#### DATA EXCERPT:
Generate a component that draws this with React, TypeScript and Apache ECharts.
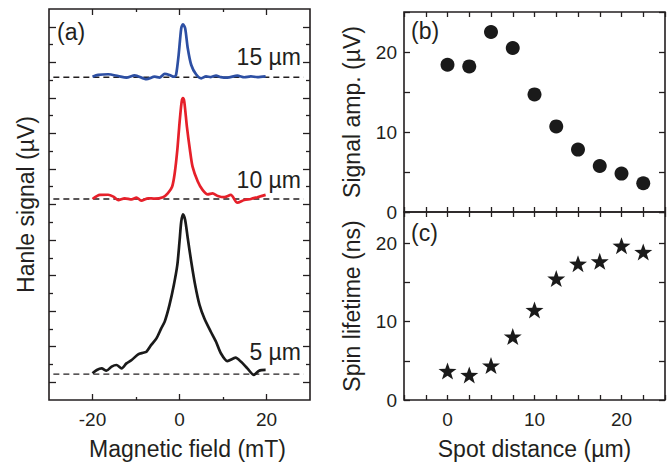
import React, { useEffect, useRef } from "react";
import * as echarts from "echarts";

// ---- Panel (a): Hanle curves (arbitrary stacked units) ----
const hanle15x = [-20, -18.7, -16.4, -14.1, -12.2, -10.3, -7.6, -5.7, -4.6, -3.4, -2.3, -1.3, -0.8, -0.2, 0.4, 0.8, 1.3, 1.9, 2.7, 3.8, 5.0, 6.1, 7.2, 8.4, 9.5, 11.0, 13.3, 14.9, 16.4, 17.9, 19.8];
const hanle15y = [18.19, 18.29, 18.33, 18.23, 18.14, 18.27, 18.05, 18.19, 18.14, 18.35, 18.29, 18.19, 18.29, 19.41, 20.92, 21.14, 20.92, 19.79, 18.85, 18.33, 18.1, 18.21, 18.17, 18.25, 18.17, 18.14, 18.25, 18.16, 18.21, 18.17, 18.21];

const hanle10x = [-20, -18.3, -16.4, -15.2, -14.1, -12.6, -11.0, -9.9, -8.8, -7.2, -5.7, -3.8, -2.7, -1.7, -1.1, -0.5, 0.0, 0.5, 0.8, 1.1, 1.7, 2.4, 3.0, 4.2, 5.3, 6.5, 7.6, 8.8, 10.3, 11.8, 13.3, 14.9, 16.4, 17.9, 19.8];
const hanle10y = [11.31, 11.54, 11.55, 11.44, 11.25, 11.35, 11.29, 11.39, 11.22, 11.35, 11.33, 11.41, 11.63, 12.0, 12.76, 14.07, 15.57, 16.79, 16.98, 16.79, 15.38, 14.07, 13.13, 12.29, 11.82, 11.57, 11.63, 11.48, 11.41, 11.54, 11.1, 11.25, 11.31, 11.41, 11.54];

const hanle5x = [-20, -19.0, -17.9, -16.8, -15.6, -14.5, -13.3, -12.2, -11.0, -9.5, -8.4, -7.6, -6.5, -5.3, -4.2, -3.4, -2.3, -1.3, -0.5, 0.0, 0.4, 0.8, 1.3, 1.9, 2.7, 3.6, 4.6, 5.7, 7.2, 8.4, 9.5, 11.0, 12.9, 14.1, 15.6, 17.1, 18.3, 19.8];
const hanle5y = [1.50, 1.69, 1.78, 1.65, 1.88, 1.97, 1.78, 2.06, 2.25, 2.57, 2.66, 2.72, 3.10, 3.47, 4.03, 4.41, 5.35, 6.47, 7.6, 8.91, 10.03, 10.45, 10.13, 9.1, 7.78, 6.47, 5.35, 4.6, 3.84, 3.28, 2.63, 2.19, 2.38, 2.16, 1.78, 1.41, 1.65, 1.69];

const baselineX = [-29, 28.5];
const baselines = [18.16, 11.31, 1.46];
const curveLabels = ["15 µm", "10 µm", "5 µm"];
const fieldLabelTicks = [-20, 0, 20];

// ---- Panels (b) and (c) ----
const spotDistance = [0, 2.5, 5, 7.5, 10, 12.5, 15, 17.5, 20, 22.5];
const signalAmp = [18.4, 18.2, 22.5, 20.5, 14.7, 10.7, 7.8, 5.75, 4.8, 3.6];
const spinLifetime = [3.7, 3.2, 4.4, 8.1, 11.5, 15.5, 17.4, 17.7, 19.7, 18.9];

const FONT = "'Liberation Sans', Arial, Helvetica, sans-serif";
const TXT = "#231f20";
const STAR = "path://M0,-10 L2.35,-3.24 L9.51,-3.09 L3.8,1.24 L5.88,8.09 L0,4 L-5.88,8.09 L-3.8,1.24 L-9.51,-3.09 L-2.35,-3.24 Z";

const zip = (xs: number[], ys: number[]) => xs.map((x, i) => [x, ys[i]]);

const tick = (len: number, custom?: number[]) => {
  const t: any = { show: true, inside: true, length: len, lineStyle: { color: TXT, width: 1.3 } };
  if (custom) t.customValues = custom;
  return t;
};

const baseAxis = (extra: any) => ({
  type: "value",
  axisLine: { show: false, onZero: false },
  splitLine: { show: false },
  axisLabel: { show: false },
  ...extra,
});

export default function App() {
  const ref = useRef<HTMLDivElement>(null);
  useEffect(() => {
    if (!ref.current) return;
    const chart = echarts.init(ref.current, undefined, { renderer: "svg" });

    const odd = Array.from({ length: 11 }, (_, i) => 2 * i + 1);
    const even = Array.from({ length: 10 }, (_, i) => 2 * i + 2);

    const aX = { gridIndex: 0, min: -30, max: 30, interval: 10 };
    const bcX = { min: -5, max: 25, interval: 2.5 };
    const aY = { gridIndex: 0, min: 0, max: 22, interval: 1 };

    const labelStyle = { show: true, fontFamily: FONT, fontSize: 19, color: TXT };
    const nameStyle = { fontFamily: FONT, fontSize: 23, color: TXT };

    const xAxis: any[] = [
      baseAxis({
        ...aX, position: "bottom", axisTick: tick(6, [-20, 0, 20]),
        axisLabel: { ...labelStyle, margin: 10, formatter: (v: number) => (fieldLabelTicks.includes(v) ? String(v) : "") },
        name: "Magnetic field (mT)", nameLocation: "middle", nameGap: 37,
        nameTextStyle: { ...nameStyle, padding: [0, 0, 0, 16] },
      }),
      baseAxis({ ...aX, position: "bottom", axisTick: tick(3, [-10, 10]) }),
      baseAxis({ ...aX, position: "top", axisTick: tick(6, [-20, 0, 20]) }),
      baseAxis({ ...aX, position: "top", axisTick: tick(3, [-10, 10]) }),
      baseAxis({ ...bcX, gridIndex: 1, position: "bottom", axisTick: tick(5) }),
      baseAxis({ ...bcX, gridIndex: 1, position: "top", axisTick: tick(5) }),
      baseAxis({
        ...bcX, gridIndex: 2, position: "bottom", axisTick: tick(5),
        axisLabel: { ...labelStyle, margin: 10, formatter: (v: number) => (v % 10 === 0 ? String(v) : "") },
        name: "Spot distance (µm)", nameLocation: "middle", nameGap: 37, nameTextStyle: nameStyle,
      }),
      baseAxis({ ...bcX, gridIndex: 2, position: "top", axisTick: tick(5) }),
    ];

    const yAxis: any[] = [
      baseAxis({
        ...aY, position: "left", axisTick: tick(7, odd),
        name: "Hanle signal (µV)", nameLocation: "middle", nameGap: 12, nameTextStyle: nameStyle,
      }),
      baseAxis({ ...aY, position: "left", axisTick: tick(4, even) }),
      baseAxis({ ...aY, position: "right", axisTick: tick(7, odd) }),
      baseAxis({ ...aY, position: "right", axisTick: tick(4, even) }),
      baseAxis({
        gridIndex: 1, min: 0, max: 25, interval: 5, position: "left", axisTick: tick(6),
        axisLabel: { ...labelStyle, margin: 7, formatter: (v: number) => (v % 10 === 0 ? String(v) : "") },
        name: "Signal amp. (µV)", nameLocation: "middle", nameGap: 41, nameTextStyle: nameStyle,
      }),
      baseAxis({ gridIndex: 1, min: 0, max: 25, interval: 5, position: "right", axisTick: tick(6) }),
      baseAxis({
        gridIndex: 2, min: 0, max: 24, interval: 5, position: "left", axisTick: tick(6),
        axisLabel: { ...labelStyle, margin: 7, formatter: (v: number) => (v % 10 === 0 ? String(v) : "") },
        name: "Spin lifetime (ns)", nameLocation: "middle", nameGap: 41, nameTextStyle: nameStyle,
      }),
      baseAxis({ gridIndex: 2, min: 0, max: 24, interval: 5, position: "right", axisTick: tick(6) }),
    ];

    const gridCommon = { show: true, borderColor: TXT, borderWidth: 1.6, backgroundColor: "transparent", containLabel: false, outerBoundsMode: "none" };

    const curve = (xs: number[], ys: number[], color: string) => ({
      type: "line", xAxisIndex: 0, yAxisIndex: 0, data: zip(xs, ys), showSymbol: false, symbol: "none",
      smooth: 0.25, lineStyle: { color, width: 2.7 }, z: 3,
    });

    const dashed = baselines.map((b) => ({
      type: "line", xAxisIndex: 0, yAxisIndex: 0, data: baselineX.map((x) => [x, b]), symbol: "none",
      lineStyle: { color: TXT, width: 1.3, type: [6, 4] }, z: 2,
    }));

    const labelY = [57, 180, 352];

    chart.setOption({
      animation: false,
      backgroundColor: "#ffffff",
      textStyle: { fontFamily: FONT },
      grid: [
        { ...gridCommon, left: 49, top: 9, width: 261, height: 391 },
        { ...gridCommon, left: 404, top: 12, width: 261, height: 200 },
        { ...gridCommon, left: 404, top: 212, width: 261, height: 188 },
      ],
      xAxis,
      yAxis,
      series: [
        ...dashed,
        curve(hanle15x, hanle15y, "#2d4fa3"),
        curve(hanle10x, hanle10y, "#e6202a"),
        curve(hanle5x, hanle5y, "#1a1a1a"),
        {
          type: "scatter", xAxisIndex: 4, yAxisIndex: 4, data: zip(spotDistance, signalAmp),
          symbol: "circle", symbolSize: 14, itemStyle: { color: "#1a1a1a", opacity: 1 },
        },
        {
          type: "scatter", xAxisIndex: 6, yAxisIndex: 6, data: zip(spotDistance, spinLifetime),
          symbol: STAR, symbolSize: [18, 17], itemStyle: { color: "#1a1a1a", opacity: 1 },
        },
      ],
      graphic: [
        { type: "text", x: 57, y: 32, style: { text: "(a)", font: `23px ${FONT}`, fill: TXT, verticalAlign: "middle" } },
        { type: "text", x: 411, y: 31, style: { text: "(b)", font: `23px ${FONT}`, fill: TXT, verticalAlign: "middle" } },
        { type: "text", x: 411, y: 233, style: { text: "(c)", font: `23px ${FONT}`, fill: TXT, verticalAlign: "middle" } },
        ...curveLabels.map((t, i) => ({
          type: "text", x: 301, y: labelY[i],
          style: { text: t, font: `23px ${FONT}`, fill: TXT, align: "right", verticalAlign: "middle" },
        })),
      ],
    });
    return () => chart.dispose();
  }, []);
  return <div ref={ref} style={{ position: "absolute", left: 0, top: 0, width: 670, height: 463 }} />;
}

#### PROBLEM REQUIREMENTS:
Reproduce the material above exactly, first line through the line that contains "18.21, 18.17, 18.21];", minus the pictures.

#### SOLUTION FOR THIS TASK:
Generate a component that draws this with React, TypeScript and Apache ECharts.
import React, { useEffect, useRef } from "react";
import * as echarts from "echarts";

// ---- Panel (a): Hanle curves (arbitrary stacked units) ----
const hanle15x = [-20, -18.7, -16.4, -14.1, -12.2, -10.3, -7.6, -5.7, -4.6, -3.4, -2.3, -1.3, -0.8, -0.2, 0.4, 0.8, 1.3, 1.9, 2.7, 3.8, 5.0, 6.1, 7.2, 8.4, 9.5, 11.0, 13.3, 14.9, 16.4, 17.9, 19.8];
const hanle15y = [18.19, 18.29, 18.33, 18.23, 18.14, 18.27, 18.05, 18.19, 18.14, 18.35, 18.29, 18.19, 18.29, 19.41, 20.92, 21.14, 20.92, 19.79, 18.85, 18.33, 18.1, 18.21, 18.17, 18.25, 18.17, 18.14, 18.25, 18.16, 18.21, 18.17, 18.21];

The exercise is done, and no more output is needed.